There the operator may interpret the signals and adjust operations
to add additional rotations at the surface or additional set down
weight or hydraulic pressure to complete setting of casing hanger
31.
[0046] Accordingly, the disclosed embodiments provide numerous
advantages. For example, it provides a measurement of the relative
turns and displacement at a running tool location in the subsea
wellbore in real time. This allows operators of a surface platform
to have greater certainty that a subsea device to be set by the
running tool has properly landed and set in the wellbore.

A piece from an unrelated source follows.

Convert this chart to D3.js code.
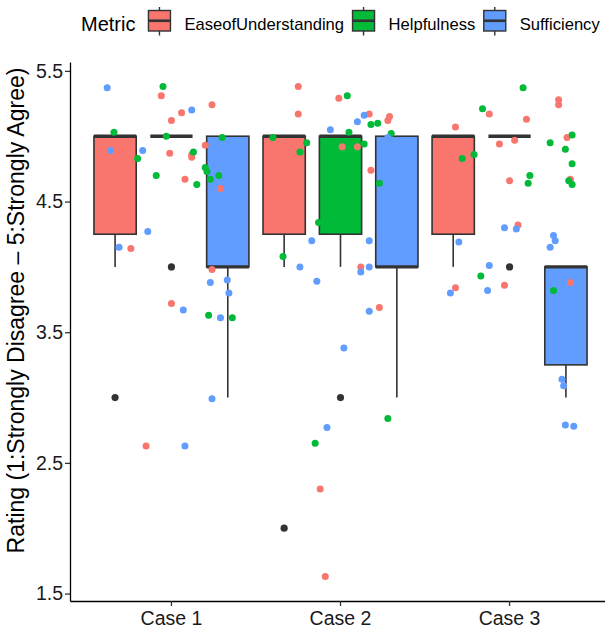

In
addition, by comparing the actual number of turns and displacement
of the running tool to measurements of relative turns and
displacement applied at the surface, operators will have an
indication that the running string has anchored to the subsea
riser.
[0047] It is understood that the present invention may take many
forms and embodiments. Accordingly, several variations may be made
in the foregoing without departing from the spirit or scope of the
invention. Having thus described the present invention by reference
to certain of its preferred embodiments, it is noted that the
embodiments disclosed are illustrative rather than limiting in
nature and that a wide range of variations, modifications, changes,
and substitutions are contemplated in the foregoing disclosure and,
in some instances, some features of the present invention may be
employed without a corresponding use of the other features. Many
such variations and modifications may be considered obvious and
desirable by those skilled in the art based upon a review of the
foregoing description of preferred embodiments. Accordingly, it is
appropriate that the appended claims be construed broadly and in a
manner consistent with the scope of the invention.